Wednesday, May 10, 2017

Trump’s Uncontrolled Foreign Policy



By Michael Brendan Dougherty
Wednesday, May 10, 2017

For the first two months of her job, Nikki Haley was blazing her own trail as the U.S. ambassador to the United Nations. Sounding more like Trump’s defeated GOP primary opponents than Trump himself, she announced that sanctions against Russia would not end until Crimea was returned to an independent Ukraine. She was asked if she was on the same page as the president. “Look, he’s the president,” she said. “He can say what he wants whenever he wants, but the direction we’ve gotten is to do our jobs, make sure that the United States is strong, and that’s what we’ll do.” “I’m following the spirit, not the letter” is a deft excuse, but eventually the secretary of state informed Haley that from here on out she’d need to defend Trump’s policies on big issues, not announce her own.

Ten days ago, the Wall Street Journal reported that National Security Adviser General H. R. McMaster went behind the president’s back to reassure America’s South Korean allies that the United States would pay for a new missile-defense system that Trump had previously threatened to cancel if South Korea didn’t pay up.

Then on Monday, a reporter for Canada’s National Post relayed that White House officials had called Prime Minister Justin Trudeau to encourage him to reach out to their boss and convince him to not withdraw the United States from NAFTA. This strange gambit has been credited by Breitbart financial reporter John Carney to Mr. Ivanka himself, Jared Kushner. Although now other theories circulate, holding out hope that Kushner was merely facilitating communication between allies that would have happened anyway. After all, Canada is part of Kushner’s portfolio, just after bringing peace to the Middle East, managing relations in the Pacific, and selling America on $1 trillion of infrastructure spending.

In the cases of Haley and McMaster, Trump or administration sources have aired their grievances. Trump joked that Haley was easily replaceable. And Trump allies told Bloomberg’s Eli Lake that the boss was fuming about McMaster. Perhaps discount the Kushner-saves-NAFTA story until Trump jokes about demoting him from Ivanka’s husband to Tiffany’s.

Trump was always going to have trouble taking possession of the executive branch upon his election. Doing so requires hiring thousands of people and top officials who are committed to your vision. As a populist outsider who did not command deep loyalty from his own party, Trump was never going to have that kind of bench. Foreign policy in particular was going to be a challenge when dozens of Republican-leaning foreign-policy scholars and wonks signed an open letter denouncing Trump during his campaign.

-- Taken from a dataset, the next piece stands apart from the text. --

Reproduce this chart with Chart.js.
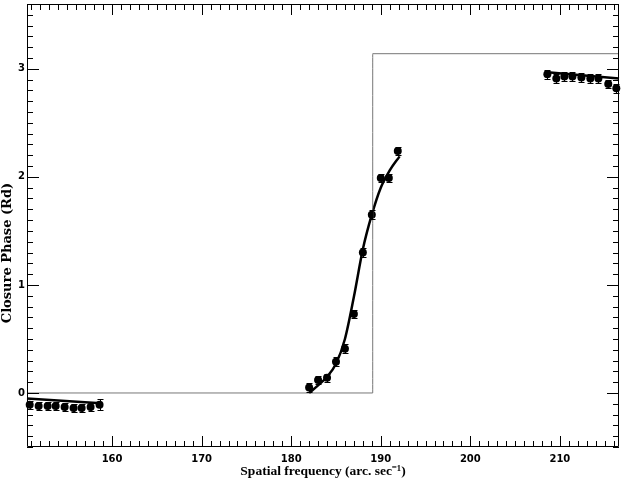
<!DOCTYPE html>
<html>
<head>
<meta charset="utf-8">
<script src="https://cdn.jsdelivr.net/npm/chart.js@4.4.1/dist/chart.umd.min.js"></script>
<style>
  html, body { margin: 0; padding: 0; background: #fff; }
  #wrap { width: 623px; height: 478px; }
</style>
</head>
<body>
<div id="wrap"><canvas id="phaseChart" width="623" height="478"></canvas></div>
<script>
// measured closure phases (three groups)
const leftFreq = [150.8, 151.8, 152.8, 153.7, 154.7, 155.7, 156.6, 157.6, 158.6];
const leftPhase = [-0.11, -0.12, -0.12, -0.12, -0.13, -0.14, -0.14, -0.13, -0.11];
const leftErr = [0.04, 0.04, 0.04, 0.04, 0.04, 0.04, 0.04, 0.04, 0.05];

const midFreq = [182.0, 183.0, 184.0, 185.0, 186.0, 187.0, 188.0, 189.0, 190.0, 190.9, 191.9];
const midPhase = [0.05, 0.12, 0.14, 0.29, 0.41, 0.73, 1.30, 1.65, 1.99, 1.99, 2.24];
const midErr = [0.04, 0.04, 0.04, 0.04, 0.04, 0.04, 0.04, 0.04, 0.04, 0.04, 0.04];

const rightFreq = [208.6, 209.6, 210.5, 211.4, 212.4, 213.4, 214.3, 215.4, 216.3];
const rightPhase = [2.95, 2.91, 2.93, 2.93, 2.92, 2.91, 2.91, 2.86, 2.82];
const rightErr = [0.04, 0.04, 0.04, 0.04, 0.04, 0.04, 0.04, 0.04, 0.04];

// model curves
const leftFitFreq = [150.5, 158.7];
const leftFitPhase = [-0.05, -0.095];
const midFitFreq = [182.0, 183.0, 184.0, 185.0, 186.0, 187.0, 188.0, 189.0, 190.0, 191.0, 192.1];
const midFitPhase = [0.0, 0.07, 0.15, 0.27, 0.50, 0.89, 1.33, 1.65, 1.90, 2.06, 2.19];
const rightFitFreq = [208.3, 216.6];
const rightFitPhase = [2.97, 2.91];

// step model (0 -> pi)
const stepFreq = [150.5, 189.1, 189.1, 216.6];
const stepPhase = [0, 0, 3.14, 3.14];

const xMin = 150.5, xMax = 216.6;
const yMin = -0.5, yMax = 3.6;
const yTitle = "Closure Phase (Rd)";

const pts = (xs, ys) => xs.map((x, i) => ({ x: x, y: ys[i] }));

const lineSet = (xs, ys, width, color) => ({
    data: pts(xs, ys),
    showLine: true,
    borderColor: color,
    borderWidth: width,
    pointRadius: 0,
    tension: 0.4,
    cubicInterpolationMode: "monotone",
});

const pointSet = (xs, ys, errs) => ({
    data: pts(xs, ys),
    errors: errs,
    showLine: false,
    pointRadius: 4,
    pointBackgroundColor: "#000",
    pointBorderColor: "#000",
    pointBorderWidth: 0,
});

// vertical error bars with caps
const errorBars = {
    id: "errorBars",
    afterDatasetsDraw(chart) {
        const { ctx, scales } = chart;
        ctx.save();
        ctx.strokeStyle = "#000";
        ctx.lineWidth = 1;
        chart.data.datasets.forEach((ds) => {
            if (!ds.errors) return;
            ds.data.forEach((p, i) => {
                const px = Math.round(scales.x.getPixelForValue(p.x)) + 0.5;
                const top = Math.round(scales.y.getPixelForValue(p.y + ds.errors[i])) + 0.5;
                const bot = Math.round(scales.y.getPixelForValue(p.y - ds.errors[i])) + 0.5;
                ctx.beginPath();
                ctx.moveTo(px, top);
                ctx.lineTo(px, bot);
                ctx.moveTo(px - 3, top);
                ctx.lineTo(px + 3, top);
                ctx.moveTo(px - 3, bot);
                ctx.lineTo(px + 3, bot);
                ctx.stroke();
            });
        });
        ctx.restore();
    },
};

// frame + inward ticks on all four sides, y title
const frameTicks = {
    id: "frameTicks",
    afterDraw(chart) {
        const { ctx, chartArea: a, scales } = chart;
        ctx.save();
        ctx.strokeStyle = "#000";
        ctx.lineWidth = 1;
        ctx.beginPath();
        ctx.rect(Math.round(a.left) + 0.5, Math.round(a.top) + 0.5,
            Math.round(a.right - a.left) - 1, Math.round(a.bottom - a.top) - 1);
        ctx.stroke();

        ctx.beginPath();
        for (let v = Math.ceil(xMin); v <= Math.floor(xMax); v++) {
            const px = Math.round(scales.x.getPixelForValue(v)) + 0.5;
            const len = v % 10 === 0 ? 11 : 6;
            ctx.moveTo(px, a.bottom);
            ctx.lineTo(px, a.bottom - len);
            ctx.moveTo(px, a.top);
            ctx.lineTo(px, a.top + len);
        }
        for (let k = -5; k <= 36; k++) {
            const py = Math.round(scales.y.getPixelForValue(k / 10)) + 0.5;
            const len = k % 10 === 0 ? 12 : 6;
            ctx.moveTo(a.left, py);
            ctx.lineTo(a.left + len, py);
            ctx.moveTo(a.right, py);
            ctx.lineTo(a.right - len, py);
        }
        ctx.stroke();

        // y title, sized to the original's length, sitting a bit below mid-axis
        ctx.font = "bold 12px 'DejaVu Serif'";
        const w12 = ctx.measureText(yTitle).width;
        const size = Math.min(13, 12 * 147 / w12);
        ctx.font = "bold " + size.toFixed(2) + "px 'DejaVu Serif'";
        ctx.fillStyle = "#000";
        ctx.translate(8, 253);
        ctx.rotate(-Math.PI / 2);
        ctx.textAlign = "center";
        ctx.textBaseline = "middle";
        ctx.fillText(yTitle, 0, 0);
        ctx.restore();
    },
};

const labelFont = { family: "DejaVu Sans", size: 10, weight: "bold" };
const titleFont = { family: "Liberation Serif", size: 13.5, weight: "bold" };

new Chart(document.getElementById("phaseChart"), {
    type: "scatter",
    data: {
        datasets: [
            lineSet(stepFreq, stepPhase, 1, "#777"),
            pointSet(leftFreq, leftPhase, leftErr),
            pointSet(midFreq, midPhase, midErr),
            pointSet(rightFreq, rightPhase, rightErr),
            lineSet(leftFitFreq, leftFitPhase, 2.5, "#000"),
            lineSet(midFitFreq, midFitPhase, 2.5, "#000"),
            lineSet(rightFitFreq, rightFitPhase, 2.5, "#000"),
        ],
    },
    options: {
        responsive: false,
        animation: false,
        clip: false,
        layout: { padding: { top: 3, right: 3, left: 0, bottom: 0 } },
        plugins: {
            legend: { display: false },
            tooltip: { enabled: false },
        },
        scales: {
            x: {
                type: "linear",
                min: xMin,
                max: xMax,
                grid: { display: false, drawTicks: false },
                border: { display: false },
                ticks: {
                    stepSize: 10,
                    includeBounds: false,
                    padding: 6,
                    color: "#000",
                    font: labelFont,
                    maxRotation: 0,
                },
                title: {
                    display: true,
                    text: "Spatial frequency (arc. sec\u207B\u00B9)",
                    color: "#000",
                    font: titleFont,
                    padding: { top: 0, bottom: -2 },
                },
                afterFit: (s) => {
                    s.height = 31;
                    s.paddingLeft = 0;
                    s.paddingRight = 0;
                },
            },
            y: {
                type: "linear",
                min: yMin,
                max: yMax,
                grid: { display: false, drawTicks: false },
                border: { display: false },
                ticks: {
                    stepSize: 1,
                    includeBounds: false,
                    padding: 2,
                    color: "#000",
                    font: labelFont,
                },
                title: { display: false },
                afterFit: (s) => {
                    s.width = 27;
                    s.paddingTop = 0;
                    s.paddingBottom = 0;
                },
            },
        },
    },
    plugins: [errorBars, frameTicks],
});
</script>
</body>
</html>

I know what you’re thinking. You’d rather have Haley, McMaster, and (gulp) Jared Kushner than Trump leading on these matters. Fair enough. But some clarity about U.S. intentions is going to matter. This week, Recep Tayyip Erdogan, the leader of U.S. ally Turkey, is picking a rhetorical fight with U.S. ally Israel. If those allies get into a larger fight, do you want American policy to turn on whether or not hotel investors from Istanbul or Ramat Gan have the right phone number for Ivanka? Until the Trump administration effectively sets priorities and finishes hiring cabinet under-secretaries, it just might.

The confusion and chaos is a reflection of the man himself. America’s prosperity and power depends on its having a self-governing people. But now it doesn’t even have a self-governing president. Trump veers from one policy stance to another, seemingly when the mood strikes him. He hires personnel based not on policy affinity or competence, but on whether they look the part.

In the absence of presidential leadership, what else can we expect but for subordinates to rush in to fill the void? Haley speaks first to commit the United States and her party to America’s moral leadership in the Middle East and Eastern Europe, often plainly contradicting the campaign promises of Trump. Kushner dashes in to make sure that Trump doesn’t blow up a trade arrangement in which two of America’s closest allies have invested so much. McMaster rushes to reassure longstanding allies that the U.S. is still committed to their security. One fears that in the end, we’ll all be rushing to pick up the pieces.